--- Stated exercise ---
Write out the full listing exactly as given, minus the images.

--- Stored data ---
[BEGIN]

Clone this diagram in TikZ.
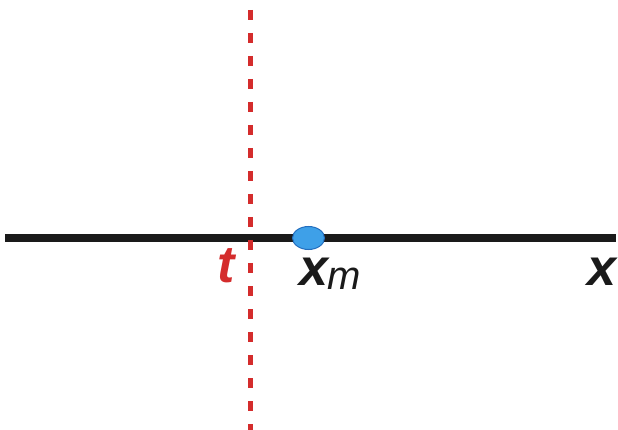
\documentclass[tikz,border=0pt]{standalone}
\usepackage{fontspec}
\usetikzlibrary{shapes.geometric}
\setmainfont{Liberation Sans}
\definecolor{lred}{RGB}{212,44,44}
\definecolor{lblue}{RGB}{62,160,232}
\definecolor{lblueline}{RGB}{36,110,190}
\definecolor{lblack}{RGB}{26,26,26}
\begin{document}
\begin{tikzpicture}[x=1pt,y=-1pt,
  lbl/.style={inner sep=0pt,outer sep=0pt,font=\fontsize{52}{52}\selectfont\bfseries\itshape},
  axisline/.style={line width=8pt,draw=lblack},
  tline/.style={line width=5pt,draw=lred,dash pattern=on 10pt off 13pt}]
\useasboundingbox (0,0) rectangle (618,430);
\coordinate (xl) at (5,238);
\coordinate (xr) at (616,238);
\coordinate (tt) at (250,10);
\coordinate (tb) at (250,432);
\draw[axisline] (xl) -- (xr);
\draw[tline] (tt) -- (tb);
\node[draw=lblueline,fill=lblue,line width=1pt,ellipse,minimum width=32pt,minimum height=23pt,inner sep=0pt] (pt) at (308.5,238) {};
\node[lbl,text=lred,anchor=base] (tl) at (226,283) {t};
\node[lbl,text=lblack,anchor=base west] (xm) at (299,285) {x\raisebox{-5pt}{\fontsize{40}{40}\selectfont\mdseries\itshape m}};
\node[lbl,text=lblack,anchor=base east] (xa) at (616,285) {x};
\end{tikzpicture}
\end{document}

[END]

--- Solution for this task ---
Clone this diagram in TikZ.
\documentclass[tikz,border=0pt]{standalone}
\usepackage{fontspec}
\usetikzlibrary{shapes.geometric}
\setmainfont{Liberation Sans}
\definecolor{lred}{RGB}{212,44,44}
\definecolor{lblue}{RGB}{62,160,232}
\definecolor{lblueline}{RGB}{36,110,190}
\definecolor{lblack}{RGB}{26,26,26}
\begin{document}
\begin{tikzpicture}[x=1pt,y=-1pt,
  lbl/.style={inner sep=0pt,outer sep=0pt,font=\fontsize{52}{52}\selectfont\bfseries\itshape},
  axisline/.style={line width=8pt,draw=lblack},
  tline/.style={line width=5pt,draw=lred,dash pattern=on 10pt off 13pt}]
\useasboundingbox (0,0) rectangle (618,430);
\coordinate (xl) at (5,238);
\coordinate (xr) at (616,238);
\coordinate (tt) at (250,10);
\coordinate (tb) at (250,432);
\draw[axisline] (xl) -- (xr);
\draw[tline] (tt) -- (tb);
\node[draw=lblueline,fill=lblue,line width=1pt,ellipse,minimum width=32pt,minimum height=23pt,inner sep=0pt] (pt) at (308.5,238) {};
\node[lbl,text=lred,anchor=base] (tl) at (226,283) {t};
\node[lbl,text=lblack,anchor=base west] (xm) at (299,285) {x\raisebox{-5pt}{\fontsize{40}{40}\selectfont\mdseries\itshape m}};
\node[lbl,text=lblack,anchor=base east] (xa) at (616,285) {x};
\end{tikzpicture}
\end{document}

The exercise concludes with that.